The Province

Blue Bombers are wary

Bombers ahead of the curve on special teams

- TED WYMAN twyman@postmedia.com @Ted_Wyman

Winnipeg head coach Mike O’Shea is warning his players not to get complacent as they prepare to face the 1-7 B.C. Lions on Thursday

WINNIPEG — The brass of the Winnipeg Blue Bombers seemed to see this coming.

So far, 2019 has been the year of the kick return in the CFL.

There have been 18 kicks returned for touchdowns already and we haven’t even hit the midway point of the season. The CFL record for one season is 22.

The Bombers have played a solid role in the surge of return touchdowns, with Lucky Whitehead getting one on a kickoff earlier in the season and newcomer Janarion Grant bringing back two punts for majors last week against the Calgary Stampeders.

Bombers general manager Kyle Walters and his scouting staff made it a high training camp priority to bring in speedsters who could fill that designated import returner role.

After Whitehead made the team as a receiver, Charles Nelson got the kick returner job.

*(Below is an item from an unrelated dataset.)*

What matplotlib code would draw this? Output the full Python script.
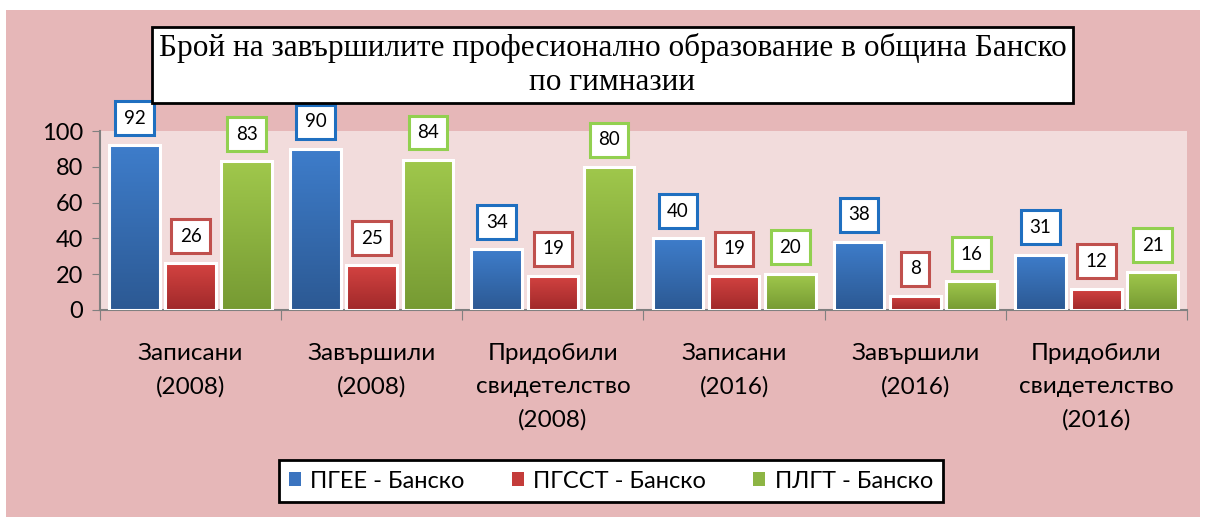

When he got hurt it went to Kenny Walker, then Mike Jones and finally to Grant.

After being one of the worst teams in the league in terms of kick returns last season, the Bombers are now one of the most dangerous and they are loaded with depth.

“It’s sort of keeping up with the Joneses,” Bombers coach Mike O’Shea said.

“We just tried to look at the previous year and realized we had rolled through so many returners and hadn’t been as productive, in part, because we didn’t have a steady, 18-week guy. We were trying to find that guy.”

Hamilton’s Frankie Williams, Ottawa’s Devonte Dedmon, Toronto’s Chris Rainey and Montreal’s Shakeir Ryan all have punt return touchdowns this season, while Dedmon, Williams, Calgary’s Terry Williams, B.C.’s Brandon Rutley, Whitehead, B.C.’s Ryan Lankford, Saskatchew­an’s Marcus Thigpen and Hamilton’s Will Likely all have kickoff return TDs.

Perhaps the most dangerous of them all, Hamilton’s Brandon Banks, has two missed field goal returns for touchdowns and Lankford has one.

“Good returners,” O’Shea said, when asked to explain the huge increase in touchdowns.

“You better have a good returner because the opponent is gonna have one. You better be able to block for him because the opponent will.

“You need to cover. Guys need to get down the field and be relentless in their pursuit and detailed in their coverage responsibi­lities, or else you’ll get scored on.

“It’s a fun time for the league.”

Grant’s two punt-return touchdowns were the difference in the Bombers’ 26-24 win over the Calgary Stampeders last week. He electrifie­d the crowd with a 76-yard return on his second touch in the CFL (in the first quarter) and then took one back 83 yards late in the second quarter.

What does a guy like that do for an encore?

“Do better than what I did last game,” Grant said.

“Still thinking about it each and every day. Just got to have a repeat.”

What he absolutely won’t want to repeat is the fumble he lost right near the end of the second quarter.

Grant has played three profession­al football games and has fumbled in all three.

The first two came with the Baltimore Ravens of the NFL and cost him his job.

“It was very clear to me, when you’re a rookie, you’ve got to have trust back there,” Grant said. “I felt like they didn’t trust me after that.

“You learn from your mistakes. I knew I had to correct that.”

Grant’s fumble last week didn’t end up costing the Bombers as Marcus Sayles picked off Calgary quarterbac­k Nick Arbuckle in the end zone, but a kick returner’s No. 1 job is to catch the ball and hold onto it.

Another fumble this week and Grant might be back in the same situation he was in when he was in Baltimore. “It’s early,” O’Shea said. “Chad Owens might have put the ball on the carpet a few times, too. He was pretty damn good.”

Grant is determined to not let history repeat itself. He lived a dream for a few short weeks in Baltimore before it all faded away in a hurry.

“It was very exciting, just coming in undrafted and working hard to be starting,” the 25-year-old Floridian said.

“You had a couple of fumbles that put you back on the practice squad and everything changes.

“It’s just about being discipline­d, tucking the ball when you see contact coming. You can’t lose focus, even when you’ve had two big returns and everything. You can’t get lax about the fundamenta­ls that you do each and every play.”

If he can hold onto the ball, the Bombers may have finally found the man to keep them competitiv­e in a return-happy league.